The high dose source is secured to the tip of the guidewire, the other end of which is attached to a controllable apparatus known as a remote afterloader, for advancement or retraction. Advancement of the source wire through the catheter to the proper location for treatment of the tumor is achieved by calibration according to the measured distance traveled by a previously advanced and retracted dummy wire having an opaque tip marker for fluoroscopic observation. The source wire is left in the selected position for a predetermined time interval (programmed into the afterloader) deemed necessary to provide the desired treatment, and is then automatically retracted and returned to a shielded storage area within the afterloader.
The treatment regime is usually repeated at regular short intervals over a period of many days, weeks or months until the tumor has been completely eliminated or at least shrunk to the maximum practicable extent. Among the advantages of this type of radiation therapy are exposure of the tumor to fractionated treatment doses of localized radiation so that each individual treatment need only be of extremely short duration to provide the desired effect while reducing the extent of patient discomfort, and to provide more rapid shrinking of the tumor while avoiding prolonged exposure of healthy tissue to radiation.
Because this type of therapy is more applicable to inoperable malignancies deep within the body, the site of the tumor(s) is usually difficult to reach as the source wire is guided through the path provided by the implanted catheter. It is often the case that this path is long, narrow and tortuous with numerous sharp turns. It is essential, therefore, that the source wire should be extremely thin and flexible. This means it is necessary that the radioactive source, the core, must be sufficiently small to traverse the path to and from the tumor, and yet, be capable of delivering a radiation dosage at least as high and, desirably, even higher than that available in the highest dosage prior art devices, namely, up to ten curies.

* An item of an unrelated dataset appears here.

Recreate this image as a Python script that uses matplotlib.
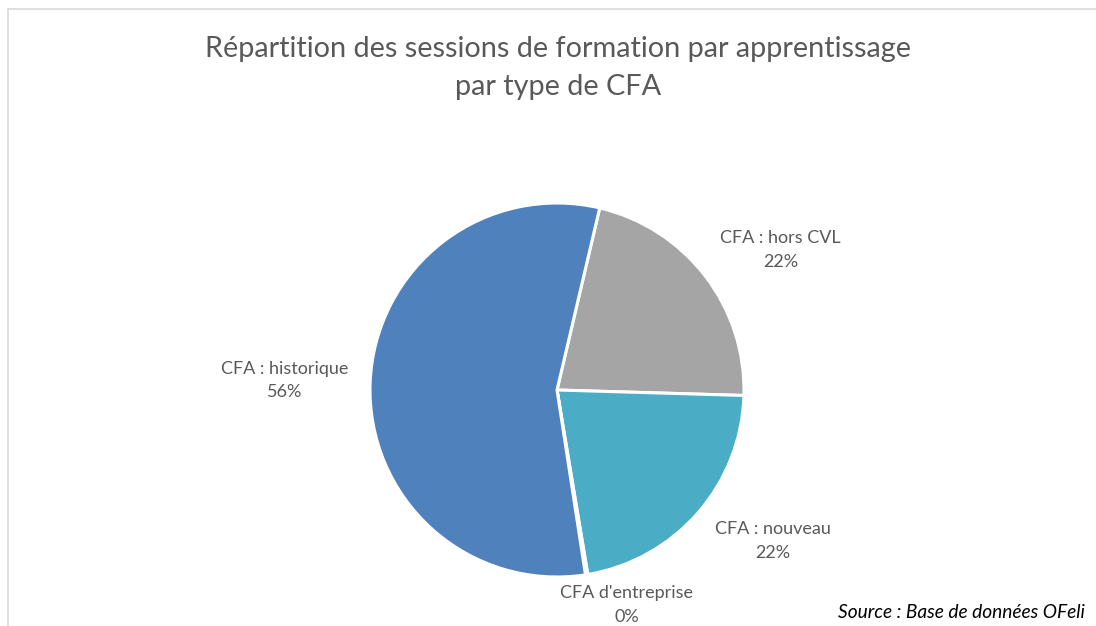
import numpy as np
import matplotlib
matplotlib.use("Agg")
import matplotlib.pyplot as plt
from matplotlib.lines import Line2D

# data (clockwise from the first slice)
categories = ["CFA : hors CVL", "CFA : nouveau", "CFA d'entreprise", "CFA : historique"]
shares = [21.8, 21.9, 0.2, 56.1]
pct_labels = ["22%", "22%", "0%", "56%"]
colors = ["#A5A5A5", "#4BACC6", "#4F81BD", "#4F81BD"]

# label placement (radius factor, angle from 12 o'clock clockwise, degrees)
label_pos = [(1.41, 58), (1.41, 125), (1.21, 162), (1.455, 272)]

plt.rcParams['font.family'] = ['Lato', 'DejaVu Sans']
text_gray = "#595959"

fig = plt.figure(figsize=(10.96, 6.26), dpi=100)

# pie geometry in pixels
cx, cy, r = 557, 390, 187
W, H = 1096, 626
ax = fig.add_axes([(cx - r) / W, (H - cy - r) / H, 2 * r / W, 2 * r / H])

ax.pie(shares, colors=colors, startangle=76.8, counterclock=False,
       wedgeprops=dict(edgecolor="white", linewidth=2.2))
ax.set_xlim(-1, 1)
ax.set_ylim(-1, 1)
ax.set_aspect("auto")
ax.axis("off")

# data labels
for cat, pct, (rf, ang) in zip(categories, pct_labels, label_pos):
    a = np.deg2rad(ang)
    ax.text(rf * np.sin(a), rf * np.cos(a), cat + "\n" + pct,
            ha="center", va="center", fontsize=13, color=text_gray,
            linespacing=1.6, clip_on=False)

# title
fig.text(558 / W, 1 - 68 / H, "Répartition des sessions de formation par apprentissage\npar type de CFA",
         ha="center", va="center", fontsize=20.8, color=text_gray, linespacing=1.6)

# source
fig.text(1085 / W, 1 - 612 / H, "Source : Base de données OFeli",
         ha="right", va="center", fontsize=13.8, style="italic", color="black")

# chart frame (left and top edges visible)
frame_c = "#D9D9D9"
fig.add_artist(Line2D([8 / W, 8 / W], [0, 1 - 9 / H], color=frame_c, lw=1.2))
fig.add_artist(Line2D([8 / W, 1], [1 - 9 / H, 1 - 9 / H], color=frame_c, lw=1.2))

fig.savefig("out.png", dpi=100, facecolor="white")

One material frequently used for hot (radioactive) cores capable of delivering high dosage radiation to the tumor site by means of a remote afterloader is substantially pure iridium, which can be irradiated to a relatively high level of radioactivity as Ir-192, in a relatively small size. Ir-192 has been produced by prior art techniques in a nuclear reactor with dosages of up to 10 curies in a diameter small enough to allow a source wire diameter of about 1.1 millimeters (mm). Other conventional source materials include cobalt, cesium, palladium, gold, and iodine.
The foremost technique employed in the prior art for fabricating source wires starts with building the radioactive core by first stacking a plurality of small irradiated disks and then pinning them together through their common central hole. Unfortunately, this approach has not been successful in producing a sufficiently high dose radioactive core in a package size suitable for fabricating a source wire thin enough to traverse the smallest catheters of interest for interstitial and/or intraluminal brachytherapy. Moreover, the disks can be difficult to handle, and present a serious contamination problem if, during assembly or upon breakage of the source wire, they should spill out of their pinned or otherwise contained configuration.
It is a principal object of the present invention to provide a new and improved radioactive source or core for in vivo localized radioactive treatment of malignant tumors, and which can be produced with radioactivity levels of at least 10 curies in a smaller package than has heretofore been attainable.
It is another important object of the present invention to provide an improved design and method of fabrication for a high dose radioactive source for use in interstitial, intraluminal and/or intracavitary brachytherapy.